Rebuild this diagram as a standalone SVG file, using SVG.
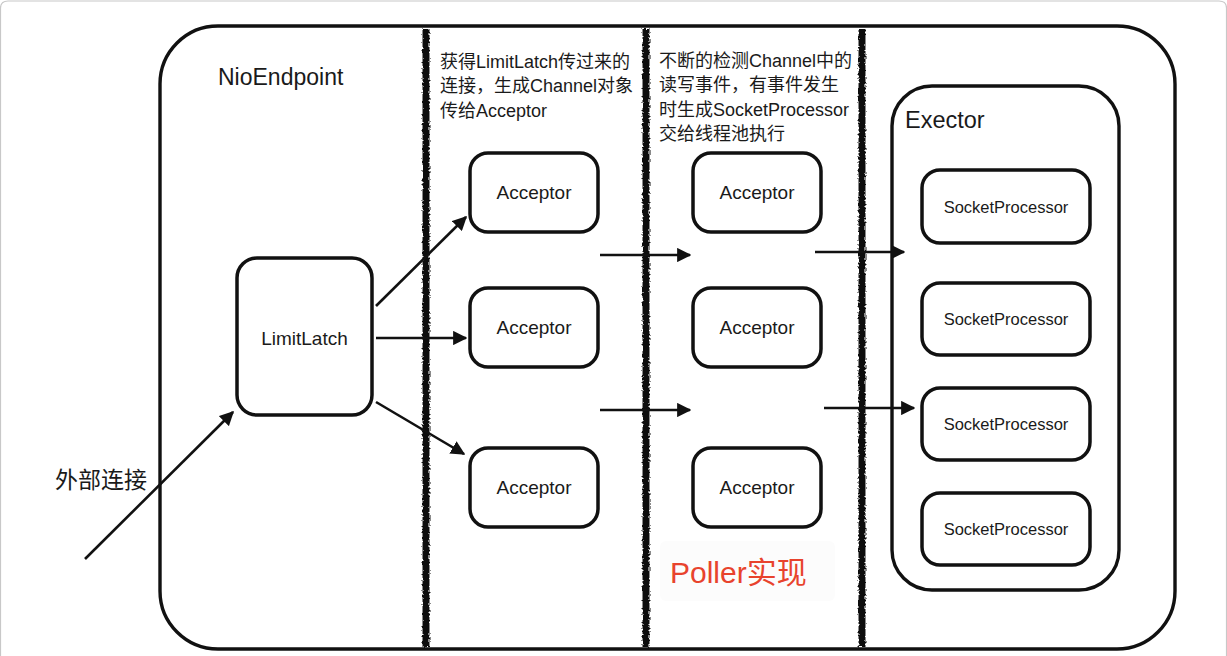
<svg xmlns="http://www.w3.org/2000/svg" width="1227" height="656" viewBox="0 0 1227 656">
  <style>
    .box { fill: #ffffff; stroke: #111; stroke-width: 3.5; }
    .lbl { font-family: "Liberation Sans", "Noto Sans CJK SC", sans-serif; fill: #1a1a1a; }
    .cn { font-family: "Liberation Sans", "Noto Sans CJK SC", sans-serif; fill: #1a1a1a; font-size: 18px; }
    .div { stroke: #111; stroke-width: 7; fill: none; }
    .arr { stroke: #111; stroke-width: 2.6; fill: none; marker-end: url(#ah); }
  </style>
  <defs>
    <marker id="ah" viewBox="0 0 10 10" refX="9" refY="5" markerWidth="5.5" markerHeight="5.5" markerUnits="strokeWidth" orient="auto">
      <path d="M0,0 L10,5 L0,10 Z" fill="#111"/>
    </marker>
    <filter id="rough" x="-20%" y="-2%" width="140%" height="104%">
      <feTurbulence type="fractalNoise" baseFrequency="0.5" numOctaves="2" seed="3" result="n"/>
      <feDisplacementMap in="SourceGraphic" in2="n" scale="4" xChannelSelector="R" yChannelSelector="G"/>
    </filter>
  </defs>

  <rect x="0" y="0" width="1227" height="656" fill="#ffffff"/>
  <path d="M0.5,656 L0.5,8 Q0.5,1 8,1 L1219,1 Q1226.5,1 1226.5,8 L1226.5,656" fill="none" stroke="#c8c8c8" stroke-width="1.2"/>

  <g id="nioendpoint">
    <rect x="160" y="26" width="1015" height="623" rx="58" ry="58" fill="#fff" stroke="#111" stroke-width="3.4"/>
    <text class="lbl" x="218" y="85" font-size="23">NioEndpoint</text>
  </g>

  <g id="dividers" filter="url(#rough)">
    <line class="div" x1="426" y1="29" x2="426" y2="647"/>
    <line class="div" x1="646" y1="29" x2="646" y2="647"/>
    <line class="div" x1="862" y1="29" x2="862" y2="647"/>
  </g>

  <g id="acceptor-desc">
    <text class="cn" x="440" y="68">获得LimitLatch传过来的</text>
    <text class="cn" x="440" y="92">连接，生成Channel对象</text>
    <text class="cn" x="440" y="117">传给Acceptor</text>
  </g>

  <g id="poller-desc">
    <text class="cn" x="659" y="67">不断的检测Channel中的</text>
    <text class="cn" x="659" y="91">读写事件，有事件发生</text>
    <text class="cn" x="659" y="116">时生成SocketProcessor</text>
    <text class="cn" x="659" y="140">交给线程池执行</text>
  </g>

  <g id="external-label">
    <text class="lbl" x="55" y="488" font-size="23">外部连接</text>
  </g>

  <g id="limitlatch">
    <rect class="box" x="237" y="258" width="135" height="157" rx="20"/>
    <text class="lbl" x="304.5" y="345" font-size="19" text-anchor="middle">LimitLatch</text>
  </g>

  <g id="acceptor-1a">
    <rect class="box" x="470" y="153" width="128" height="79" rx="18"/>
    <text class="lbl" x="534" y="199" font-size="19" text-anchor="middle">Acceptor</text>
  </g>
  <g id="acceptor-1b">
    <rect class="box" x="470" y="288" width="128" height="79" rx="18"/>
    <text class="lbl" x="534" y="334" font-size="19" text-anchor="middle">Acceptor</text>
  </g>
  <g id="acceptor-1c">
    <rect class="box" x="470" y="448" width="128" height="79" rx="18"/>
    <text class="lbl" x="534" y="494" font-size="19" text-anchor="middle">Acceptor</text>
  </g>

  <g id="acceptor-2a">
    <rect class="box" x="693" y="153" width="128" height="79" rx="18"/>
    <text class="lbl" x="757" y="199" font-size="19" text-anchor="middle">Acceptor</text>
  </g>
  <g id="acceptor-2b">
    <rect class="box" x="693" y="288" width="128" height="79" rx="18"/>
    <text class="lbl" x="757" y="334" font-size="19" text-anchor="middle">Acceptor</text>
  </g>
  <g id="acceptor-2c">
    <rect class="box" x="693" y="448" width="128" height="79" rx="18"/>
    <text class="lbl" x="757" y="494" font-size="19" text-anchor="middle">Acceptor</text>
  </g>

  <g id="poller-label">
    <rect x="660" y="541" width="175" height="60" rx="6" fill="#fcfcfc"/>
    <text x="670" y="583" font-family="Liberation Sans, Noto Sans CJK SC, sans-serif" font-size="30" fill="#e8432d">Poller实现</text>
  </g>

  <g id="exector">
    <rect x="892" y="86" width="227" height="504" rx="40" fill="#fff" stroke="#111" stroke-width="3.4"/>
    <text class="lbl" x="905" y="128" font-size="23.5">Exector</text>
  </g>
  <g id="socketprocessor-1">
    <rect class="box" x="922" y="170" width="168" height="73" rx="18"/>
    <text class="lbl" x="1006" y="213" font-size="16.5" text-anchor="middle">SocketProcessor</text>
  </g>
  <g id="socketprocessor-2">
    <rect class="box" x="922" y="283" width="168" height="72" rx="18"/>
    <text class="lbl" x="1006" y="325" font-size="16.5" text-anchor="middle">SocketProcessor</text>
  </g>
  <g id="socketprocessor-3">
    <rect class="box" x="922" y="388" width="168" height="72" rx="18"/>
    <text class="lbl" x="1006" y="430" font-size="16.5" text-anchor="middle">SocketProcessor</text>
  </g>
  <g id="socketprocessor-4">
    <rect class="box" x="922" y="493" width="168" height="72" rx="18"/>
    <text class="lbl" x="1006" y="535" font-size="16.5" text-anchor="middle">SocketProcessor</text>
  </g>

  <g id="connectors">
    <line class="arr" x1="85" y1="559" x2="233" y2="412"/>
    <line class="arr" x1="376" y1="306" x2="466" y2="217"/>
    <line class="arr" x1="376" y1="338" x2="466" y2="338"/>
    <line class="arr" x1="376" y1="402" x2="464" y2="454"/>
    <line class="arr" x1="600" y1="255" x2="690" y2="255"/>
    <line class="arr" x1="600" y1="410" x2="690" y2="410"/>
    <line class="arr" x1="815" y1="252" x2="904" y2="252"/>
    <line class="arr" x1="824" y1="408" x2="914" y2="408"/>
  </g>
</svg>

--------------------------------

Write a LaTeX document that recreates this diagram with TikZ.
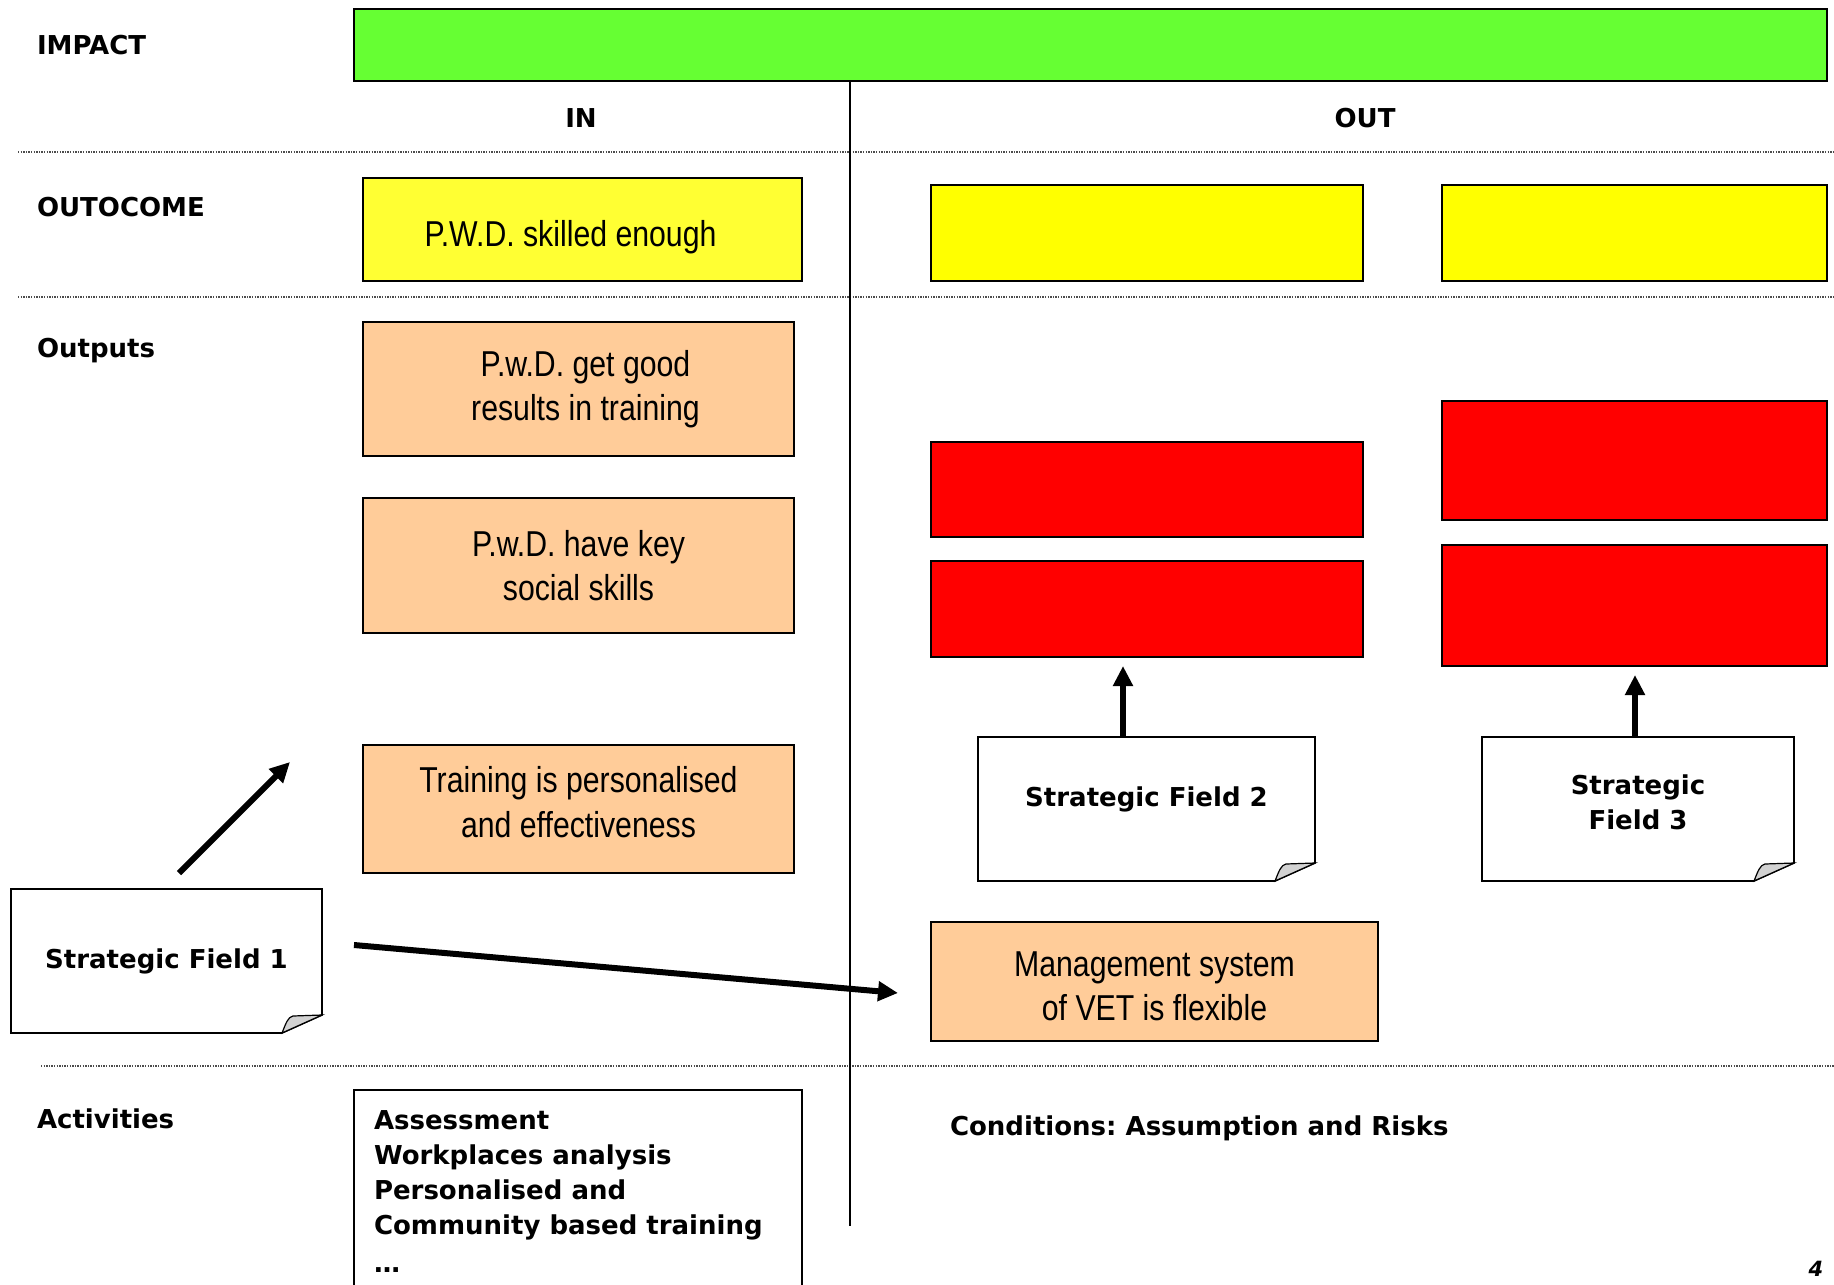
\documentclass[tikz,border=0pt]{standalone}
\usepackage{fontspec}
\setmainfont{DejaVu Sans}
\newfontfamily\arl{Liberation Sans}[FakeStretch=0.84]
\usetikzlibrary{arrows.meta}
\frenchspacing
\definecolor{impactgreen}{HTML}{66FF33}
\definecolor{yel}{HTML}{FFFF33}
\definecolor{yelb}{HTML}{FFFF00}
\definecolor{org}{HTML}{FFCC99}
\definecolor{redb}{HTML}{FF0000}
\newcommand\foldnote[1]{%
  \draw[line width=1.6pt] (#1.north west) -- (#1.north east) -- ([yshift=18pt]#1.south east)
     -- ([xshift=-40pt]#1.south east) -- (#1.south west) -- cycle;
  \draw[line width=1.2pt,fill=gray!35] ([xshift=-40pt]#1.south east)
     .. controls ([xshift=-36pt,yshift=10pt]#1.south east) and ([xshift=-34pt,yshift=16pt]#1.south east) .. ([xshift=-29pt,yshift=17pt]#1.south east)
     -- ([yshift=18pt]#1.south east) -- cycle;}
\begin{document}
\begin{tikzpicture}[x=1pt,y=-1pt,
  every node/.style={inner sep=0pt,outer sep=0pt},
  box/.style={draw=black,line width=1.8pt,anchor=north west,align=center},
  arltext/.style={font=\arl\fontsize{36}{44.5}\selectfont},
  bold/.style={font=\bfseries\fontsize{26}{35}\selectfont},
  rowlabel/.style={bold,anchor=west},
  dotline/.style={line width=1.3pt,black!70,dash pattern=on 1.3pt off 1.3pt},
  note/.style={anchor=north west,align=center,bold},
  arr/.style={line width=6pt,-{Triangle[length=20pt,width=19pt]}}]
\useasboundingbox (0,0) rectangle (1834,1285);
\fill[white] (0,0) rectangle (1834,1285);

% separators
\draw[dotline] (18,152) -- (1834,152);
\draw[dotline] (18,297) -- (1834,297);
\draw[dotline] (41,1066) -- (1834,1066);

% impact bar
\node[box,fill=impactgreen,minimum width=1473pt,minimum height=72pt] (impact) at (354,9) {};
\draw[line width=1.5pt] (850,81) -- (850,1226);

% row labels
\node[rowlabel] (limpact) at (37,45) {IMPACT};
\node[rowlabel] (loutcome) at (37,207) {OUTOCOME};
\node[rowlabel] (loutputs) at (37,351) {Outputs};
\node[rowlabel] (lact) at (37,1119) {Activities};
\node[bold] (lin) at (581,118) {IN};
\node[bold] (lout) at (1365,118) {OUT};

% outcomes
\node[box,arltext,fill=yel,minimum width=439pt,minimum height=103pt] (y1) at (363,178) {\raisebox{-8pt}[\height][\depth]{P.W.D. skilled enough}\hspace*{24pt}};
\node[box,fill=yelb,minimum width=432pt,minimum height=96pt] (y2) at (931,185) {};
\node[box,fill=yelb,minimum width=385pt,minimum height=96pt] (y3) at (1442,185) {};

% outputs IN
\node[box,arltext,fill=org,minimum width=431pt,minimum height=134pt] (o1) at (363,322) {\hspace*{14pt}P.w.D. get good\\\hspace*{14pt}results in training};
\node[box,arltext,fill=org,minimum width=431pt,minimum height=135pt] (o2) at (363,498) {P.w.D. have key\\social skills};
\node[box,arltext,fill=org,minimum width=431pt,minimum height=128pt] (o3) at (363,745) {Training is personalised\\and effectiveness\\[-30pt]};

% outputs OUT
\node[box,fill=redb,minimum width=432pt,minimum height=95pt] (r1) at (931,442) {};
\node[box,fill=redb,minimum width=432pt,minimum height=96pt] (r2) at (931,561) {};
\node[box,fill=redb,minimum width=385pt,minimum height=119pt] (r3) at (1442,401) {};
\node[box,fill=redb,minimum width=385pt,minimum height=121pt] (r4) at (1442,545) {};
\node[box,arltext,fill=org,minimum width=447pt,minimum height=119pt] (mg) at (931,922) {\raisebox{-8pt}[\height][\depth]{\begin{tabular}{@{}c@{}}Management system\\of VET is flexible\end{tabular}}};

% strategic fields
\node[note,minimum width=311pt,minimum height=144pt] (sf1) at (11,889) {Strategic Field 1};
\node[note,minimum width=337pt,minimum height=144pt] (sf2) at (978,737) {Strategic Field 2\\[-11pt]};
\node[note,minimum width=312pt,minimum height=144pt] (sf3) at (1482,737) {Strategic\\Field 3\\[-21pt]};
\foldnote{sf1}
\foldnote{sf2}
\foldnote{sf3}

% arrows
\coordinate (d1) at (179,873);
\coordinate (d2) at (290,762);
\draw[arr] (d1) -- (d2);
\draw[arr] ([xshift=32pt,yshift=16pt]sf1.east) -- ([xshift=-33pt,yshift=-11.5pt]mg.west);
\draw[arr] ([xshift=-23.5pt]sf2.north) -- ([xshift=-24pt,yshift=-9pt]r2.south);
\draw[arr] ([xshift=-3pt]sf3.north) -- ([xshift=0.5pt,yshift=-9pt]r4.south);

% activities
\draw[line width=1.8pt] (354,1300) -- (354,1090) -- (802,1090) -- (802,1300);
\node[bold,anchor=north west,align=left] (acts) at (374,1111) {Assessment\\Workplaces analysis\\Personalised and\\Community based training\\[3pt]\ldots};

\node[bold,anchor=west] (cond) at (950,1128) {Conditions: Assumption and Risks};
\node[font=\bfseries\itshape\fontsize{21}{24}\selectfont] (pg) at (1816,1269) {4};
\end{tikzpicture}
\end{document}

--------------------------------

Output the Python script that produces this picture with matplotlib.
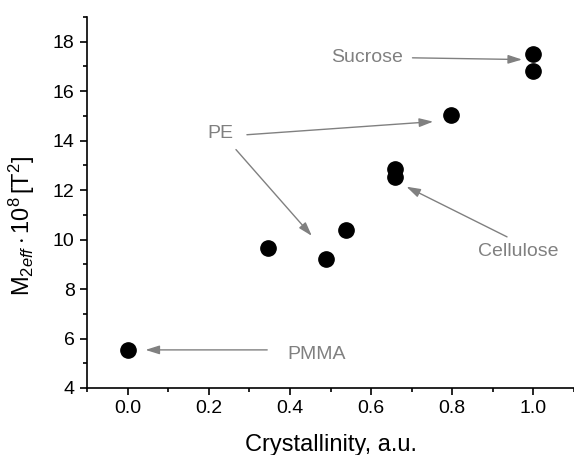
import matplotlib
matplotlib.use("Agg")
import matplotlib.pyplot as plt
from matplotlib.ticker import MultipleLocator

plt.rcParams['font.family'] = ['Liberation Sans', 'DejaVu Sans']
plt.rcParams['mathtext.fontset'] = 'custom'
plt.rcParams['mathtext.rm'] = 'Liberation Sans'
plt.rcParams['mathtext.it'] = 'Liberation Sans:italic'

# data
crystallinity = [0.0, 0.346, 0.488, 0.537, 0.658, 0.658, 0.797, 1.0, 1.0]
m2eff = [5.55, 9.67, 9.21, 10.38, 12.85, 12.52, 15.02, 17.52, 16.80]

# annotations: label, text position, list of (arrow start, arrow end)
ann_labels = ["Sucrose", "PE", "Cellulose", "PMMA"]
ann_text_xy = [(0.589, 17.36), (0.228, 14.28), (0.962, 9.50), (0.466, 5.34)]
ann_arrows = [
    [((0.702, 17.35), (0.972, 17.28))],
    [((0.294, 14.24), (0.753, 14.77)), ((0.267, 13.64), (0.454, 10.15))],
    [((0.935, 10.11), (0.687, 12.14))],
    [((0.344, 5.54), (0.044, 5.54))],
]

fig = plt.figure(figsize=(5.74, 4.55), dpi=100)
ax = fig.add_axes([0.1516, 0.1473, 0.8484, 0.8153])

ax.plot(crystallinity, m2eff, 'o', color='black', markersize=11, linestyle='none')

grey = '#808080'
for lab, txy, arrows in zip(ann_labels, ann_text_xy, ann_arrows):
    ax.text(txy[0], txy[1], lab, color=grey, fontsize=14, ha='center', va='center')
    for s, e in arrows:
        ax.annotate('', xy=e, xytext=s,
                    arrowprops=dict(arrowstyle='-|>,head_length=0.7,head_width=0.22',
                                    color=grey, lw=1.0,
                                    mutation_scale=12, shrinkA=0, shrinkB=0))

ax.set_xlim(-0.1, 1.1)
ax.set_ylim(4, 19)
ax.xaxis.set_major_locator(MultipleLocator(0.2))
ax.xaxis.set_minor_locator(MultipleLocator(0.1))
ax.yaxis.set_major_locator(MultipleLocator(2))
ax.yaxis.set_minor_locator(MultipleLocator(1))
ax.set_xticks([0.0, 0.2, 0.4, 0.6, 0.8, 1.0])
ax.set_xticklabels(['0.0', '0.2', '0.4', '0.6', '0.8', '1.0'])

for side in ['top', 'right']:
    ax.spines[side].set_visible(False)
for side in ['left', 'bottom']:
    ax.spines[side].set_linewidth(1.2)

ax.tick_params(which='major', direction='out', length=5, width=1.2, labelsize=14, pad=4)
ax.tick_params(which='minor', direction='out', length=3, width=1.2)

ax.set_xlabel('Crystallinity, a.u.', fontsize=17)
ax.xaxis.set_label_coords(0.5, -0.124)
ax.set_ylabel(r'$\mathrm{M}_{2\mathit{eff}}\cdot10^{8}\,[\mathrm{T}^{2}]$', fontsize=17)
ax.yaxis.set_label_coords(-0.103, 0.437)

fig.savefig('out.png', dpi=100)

--------------------------------

Stated exercise: Identify the lines above with the word "diagram". Copy them.

Task response:
Rebuild this diagram as a standalone SVG file, using SVG.
Write a LaTeX document that recreates this diagram with TikZ.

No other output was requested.